Testing the waterworks, strengthening the dikes and dams

Safety first. With a large part of the Netherlands below sea level, it is no wonder that dikes and dams are crucial for our country. But water management is not only necessary for the Netherlands. China has thousands of rivers which are of high importance to the drink water, irrigation and many other purposes. Thus, with China’s scale and the Dutch expertise, they are a great match.

Rijkswaterstaat has long-standing cooperation with several river commissions in China. This week, a Dutch delegation is visiting the Huaihe River Commission (HRC). Mr. Remco Schrijver, Project Manager Sino-Dutch cooperation on dike and dam safety at Rijkswaterstaat, is already involved in the Sino-Dutch water management cooperation since 2008. As a preview of this next step in the cooperation we talked with him about developments, differences and outlooks.

“China has huge rivers such as the Yangtze and Yellow River, but the problem is that they cannot compare to anything in the Netherlands. The largest river in the Netherlands is the Rhine and that one is very similar to the Huaihe in China. By working together with the Huaihe River Commission, we can learn a lot from each other”, mr. Schrijver sketches the current situation.

Connecting worldwide water management

Mr. Schrijver explains the special position of water management in the Netherlands. “We have the Water Act where all issues concerning flood protection and water safety are legally enshrined. I think we are one of the few countries in the world with this type of regulation. The basis of this act is a periodical assessment of our water works, which happens according to a specific safety standard. The first standard was set after the 1953 flooding. Since then, the number of people and the economic value we need to protect against flooding, have increased significantly. Therefore, at the beginning of this year we devised new standards and instruments for testing and assessing water safety. Now we want to go one step further by testing these worldwide and compare our methodology to those used in other countries.”

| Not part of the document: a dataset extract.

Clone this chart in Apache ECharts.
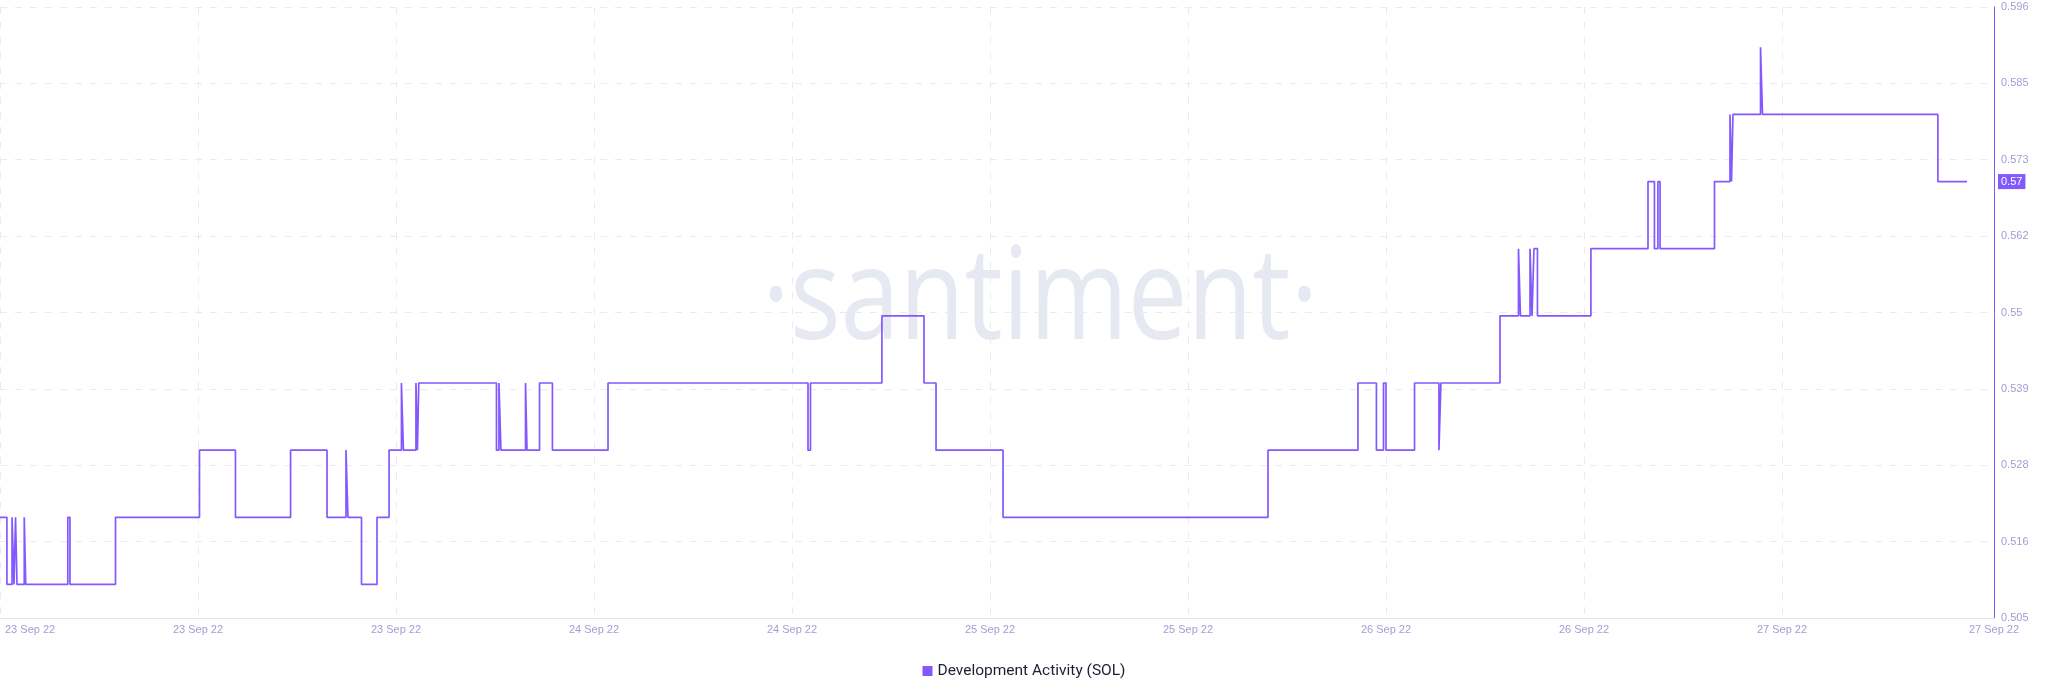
<!DOCTYPE html>
<html>
<head>
<meta charset="utf-8">
<script src="https://cdn.jsdelivr.net/npm/echarts@6/dist/echarts.min.js"></script>
<style>
html,body{margin:0;padding:0;background:#ffffff;}
#chart{width:2048px;height:693px;}
</style>
</head>
<body>
<div id="chart"></div>
<script>
// ---- data ----
const seriesName = 'Development Activity (SOL)';
const watermarkText = '·santiment·';

// x positions in hours from the start of the window; ticks every 12 h, last label at axis end
const xTickHours = [0, 12, 24, 36, 48, 60, 72, 84, 96, 108, 120.85];
const xTickLabels = ['23 Sep 22', '23 Sep 22', '23 Sep 22', '24 Sep 22', '24 Sep 22', '25 Sep 22', '25 Sep 22', '26 Sep 22', '26 Sep 22', '27 Sep 22', '27 Sep 22'];

const yTickValues = [0.505, 0.516375, 0.52775, 0.539125, 0.5505, 0.561875, 0.57325, 0.584625, 0.596];
const yTickLabels = ['0.505', '0.516', '0.528', '0.539', '0.55', '0.562', '0.573', '0.585', '0.596'];

// times (hours) at which the value changes, and the value from that time on
const changeHours = [
  0, 0.42, 0.73, 0.85, 0.94, 1.03, 1.47, 1.56, 4.11, 4.24,
  7.00, 12.09, 14.27, 17.61, 19.82, 20.97, 21.09, 21.91, 22.85, 23.58,
  24.33, 24.45, 25.21, 25.30, 25.38, 30.09, 30.24, 30.36, 31.85, 31.94,
  32.70, 33.48, 36.85, 48.97, 49.12, 53.45, 56.00, 56.73, 60.79, 76.85,
  82.30, 83.42, 83.85, 84.00, 85.73, 87.21, 87.33, 90.91, 92.03, 92.15,
  92.73, 92.85, 92.97, 93.18, 96.42, 99.88, 100.27, 100.48, 100.61, 103.91,
  104.85, 104.94, 105.03, 106.70, 106.82, 117.45, 119.21
];
const changeValues = [
  0.52, 0.51, 0.52, 0.51, 0.52, 0.51, 0.52, 0.51, 0.52, 0.51,
  0.52, 0.53, 0.52, 0.53, 0.52, 0.53, 0.52, 0.51, 0.52, 0.53,
  0.54, 0.53, 0.54, 0.53, 0.54, 0.53, 0.54, 0.53, 0.54, 0.53,
  0.54, 0.53, 0.54, 0.53, 0.54, 0.55, 0.54, 0.53, 0.52, 0.53,
  0.54, 0.53, 0.54, 0.53, 0.54, 0.53, 0.54, 0.55, 0.56, 0.55,
  0.56, 0.55, 0.56, 0.55, 0.56, 0.57, 0.56, 0.57, 0.56, 0.57,
  0.58, 0.57, 0.58, 0.59, 0.58, 0.57, 0.57
];

// ---- styles ----
const lineColor = '#8358ff';
const labelColor = '#a19dd4';
const gridColor = '#e9ebf3';

const seriesData = changeHours.map((h, i) => [h, changeValues[i]]);
const lastValue = changeValues[changeValues.length - 1];

function nearestIndex(arr, v) {
  let best = 0, bd = Infinity;
  arr.forEach((a, i) => { const d = Math.abs(a - v); if (d < bd) { bd = d; best = i; } });
  return best;
}

const chart = echarts.init(document.getElementById('chart'), null, {renderer: 'canvas'});
chart.setOption({
  animation: false,
  backgroundColor: '#ffffff',
  textStyle: {fontFamily: 'Arial, "Liberation Sans", sans-serif'},
  grid: {left: 0, right: 54, top: 7, bottom: 75, containLabel: false, outerBoundsMode: 'none'},
  graphic: [{
    type: 'text',
    left: 762,
    top: 239,
    scaleX: 0.83,
    silent: true,
    z: -10,
    style: {
      text: watermarkText,
      fill: '#e7e9f2',
      font: '400 128px "Open Sans", sans-serif'
    }
  }],
  legend: {
    data: [seriesName],
    left: 'center',
    top: 658,
    icon: 'rect',
    itemWidth: 10,
    itemHeight: 10,
    itemGap: 10,
    textStyle: {color: '#1e1f33', fontSize: 15.5, fontFamily: 'Roboto, Arial, sans-serif'}
  },
  xAxis: {
    type: 'value',
    min: 0,
    max: xTickHours[xTickHours.length - 1],
    axisLine: {show: true, onZero: false, lineStyle: {color: '#e4e4ee', width: 1}},
    axisTick: {show: false, customValues: xTickHours},
    splitLine: {show: true, lineStyle: {color: gridColor, type: [7, 8], width: 1}},
    axisLabel: {
      customValues: xTickHours,
      color: labelColor,
      fontSize: 11,
      margin: 6,
      alignMinLabel: 'left',
      formatter: (v) => {
        const i = nearestIndex(xTickHours, v);
        return i === 0 ? '{first|' + xTickLabels[i] + '}' : xTickLabels[i];
      },
      rich: {first: {padding: [0, 0, 0, 5], color: labelColor, fontSize: 11}}
    }
  },
  yAxis: {
    type: 'value',
    position: 'right',
    min: yTickValues[0],
    max: yTickValues[yTickValues.length - 1],
    axisLine: {show: true, onZero: false, lineStyle: {color: lineColor, width: 1}},
    axisTick: {show: false, customValues: yTickValues},
    splitLine: {show: true, lineStyle: {color: gridColor, type: [7, 8], width: 1}},
    axisLabel: {
      customValues: yTickValues,
      color: labelColor,
      fontSize: 11,
      margin: 7,
      formatter: (v) => yTickLabels[nearestIndex(yTickValues, v)]
    }
  },
  series: [{
    name: seriesName,
    type: 'line',
    step: 'end',
    data: seriesData,
    showSymbol: false,
    symbol: 'none',
    color: lineColor,
    lineStyle: {color: lineColor, width: 1.7},
    markLine: {
      silent: true,
      symbol: ['none', 'none'],
      data: [{yAxis: lastValue}],
      lineStyle: {color: 'rgba(0,0,0,0)', width: 1, type: 'solid'},
      label: {
        show: true,
        position: 'end',
        distance: 4,
        formatter: () => String(lastValue),
        backgroundColor: lineColor,
        color: '#ffffff',
        fontSize: 11,
        padding: [2, 3, 2, 3]
      }
    }
  }]
});
</script>
</body>
</html>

The focus for this mission is on drafting a joint Sino-Dutch working plan on dike and dam safety and setting up actual cooperation projects, including pilot locations. The dikes in the Yishisu water basin, which will be visited, could become the scene for these pilots. The exact location for the project, which should start in 2018, will be decided upon as the outcome of this mission.

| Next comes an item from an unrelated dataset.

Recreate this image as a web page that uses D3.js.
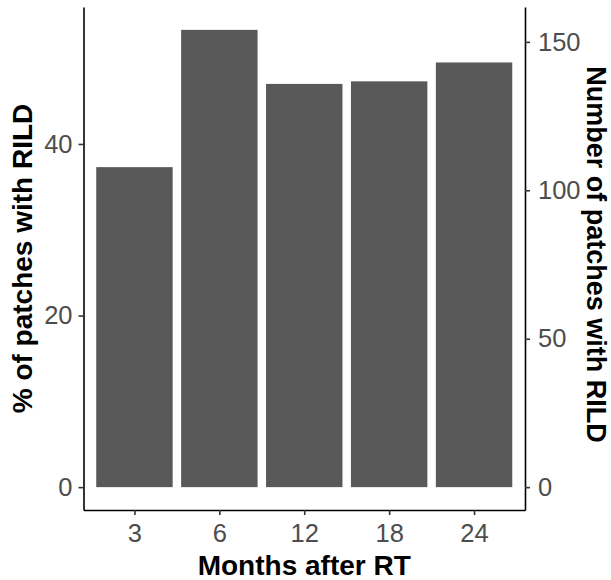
<!DOCTYPE html>
<html>
<head>
<meta charset="utf-8">
<script src="https://cdn.jsdelivr.net/npm/d3@7"></script>
<style>
  body { margin: 0; background: #fff; }
  svg { font-family: "Liberation Sans", Arial, sans-serif; }
</style>
</head>
<body>
<svg width="611" height="580"></svg>
<script>
// данные
const months = ["3", "6", "12", "18", "24"];
const pctValues = [37.3, 53.3, 47.0, 47.3, 49.5];
const leftTicks = [0, 20, 40];
const rightTicks = [0, 50, 100, 150];
const totalPatches = 289; // 100% на правой оси

const svg = d3.select("svg");
const area = { left: 83.5, right: 525, top: 7, bottom: 510 };

const maxVal = d3.max(pctValues);
const scaleY = d3
  .scaleLinear()
  .domain([-0.05 * maxVal, maxVal * 1.05])
  .range([area.bottom, area.top]);

const scaleYRight = d3
  .scaleLinear()
  .domain(scaleY.domain().map((d) => (d * totalPatches) / 100))
  .range(scaleY.range());

const scaleX = d3
  .scalePoint()
  .domain(months)
  .range([area.left, area.right])
  .padding(0.6);

const barW = scaleX.step() * 0.9;

svg
  .append("g")
  .selectAll("rect")
  .data(months.map((m, i) => ({ label: m, value: pctValues[i] })))
  .enter()
  .append("rect")
  .attr("x", (d) => scaleX(d.label) - barW / 2)
  .attr("y", (d) => scaleY(d.value))
  .attr("width", barW)
  .attr("height", (d) => scaleY(0) - scaleY(d.value))
  .style("fill", "#595959");

function styleAxis(g) {
  g.select(".domain").attr("stroke", "#000").attr("stroke-width", 1.6);
  g.selectAll(".tick line").attr("stroke", "#333").attr("stroke-width", 1.6);
  g.selectAll(".tick text")
    .attr("fill", "#4d4d4d")
    .style("font-size", "25.5px")
    .style("font-family", "Liberation Sans, Arial, sans-serif");
}

svg
  .append("g")
  .attr("transform", `translate(${area.left}, 0)`)
  .call(d3.axisLeft(scaleY).tickValues(leftTicks).tickSize(5).tickSizeOuter(0).tickPadding(6))
  .call(styleAxis);

svg
  .append("g")
  .attr("transform", `translate(${area.right}, 0)`)
  .call(d3.axisRight(scaleYRight).tickValues(rightTicks).tickSize(5).tickSizeOuter(0).tickPadding(8))
  .call(styleAxis);

svg
  .append("g")
  .attr("transform", `translate(0, ${area.bottom})`)
  .call(d3.axisBottom(scaleX).tickSize(5).tickSizeOuter(0).tickPadding(9))
  .call(styleAxis);

// подписи осей
const midY = (area.top + area.bottom) / 2;

svg
  .append("text")
  .attr("transform", `translate(32, ${midY}) rotate(-90)`)
  .attr("text-anchor", "middle")
  .style("font-size", "28px")
  .style("font-weight", "bold")
  .text("% of patches with RILD");

svg
  .append("text")
  .attr("transform", `translate(587, ${midY - 4}) rotate(90)`)
  .attr("text-anchor", "middle")
  .style("font-size", "27px")
  .style("font-weight", "bold")
  .text("Number of patches with RILD");

svg
  .append("text")
  .attr("x", (area.left + area.right) / 2)
  .attr("y", 575)
  .attr("text-anchor", "middle")
  .style("font-size", "28px")
  .style("font-weight", "bold")
  .text("Months after RT");
</script>
</body>
</html>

Mr. Schrijver describes that the ideal project location, should actually not be one with perfect dikes. “We have done a pre-study before where we assessed a dike. But at that time, a rather well-designed dyke not bearing much safety risks was chosen. You then get perfect results, but you cannot learn much from it. So it is important to have built up enough trust that we can get to see the less than perfect dikes, and I think that will be the case for this project. Furthermore, the available data is also crucial. We need to have info about the dike, its ground material etc. So our perfect spot would be a dike with some problems, but which has been monitored.”

Improving through cooperation

On both sides, different organizations are involved in the cooperation: asset managers, knowledge institutes and technical universities. According to mr. Schrijver, “active involvement of asset managers is essential to solve real problems. On the Chinese side, there is now the Huaihe River Commission (HRC), Nanjing Hydraulic Research Institute (NHRI) and HoHai University. On our side, Rijkswaterstaat, Deltares, Delft Technical University and IHE Delft work together. We are very keen on cooperating specifically in this so-called triple helix.”

In China, there has been enough news this year about flooded cities and the damage it does. Mr. Schrijver does mention that “since dams are at a higher risk in China, they are being periodically assessed. I am now curious to see how much knowledge of the dams can be used for dike assessment. The safety standards that the Chinese use for assessments are, however, much lower than the Dutch ones. As a consequence, the Chinese are much more advanced in emergency planning and crisis management. Since large areas of land can be flooded, they are well-prepared for that. The Netherlands can learn from their organization, just as they can learn from our dike and dam management.”

And this mutual benefit and learning is in the end one of the most important aspects of the cooperation. Mr. Schrijver concludes: “Although we have one of the highest, if not the highest, flood protections we need to remain open to improvements. Especially since we our flood management needs to meet new safety standards and deal with the effects of climate change. Therefore, these international projects are very important. The Chinese look with a different vision and ask questions that can highlight weaknesses in our system. I believe that this way of working and doing these kinds of projects will enable both sides to ensure and improve dike and dam safety. Now and in the future.”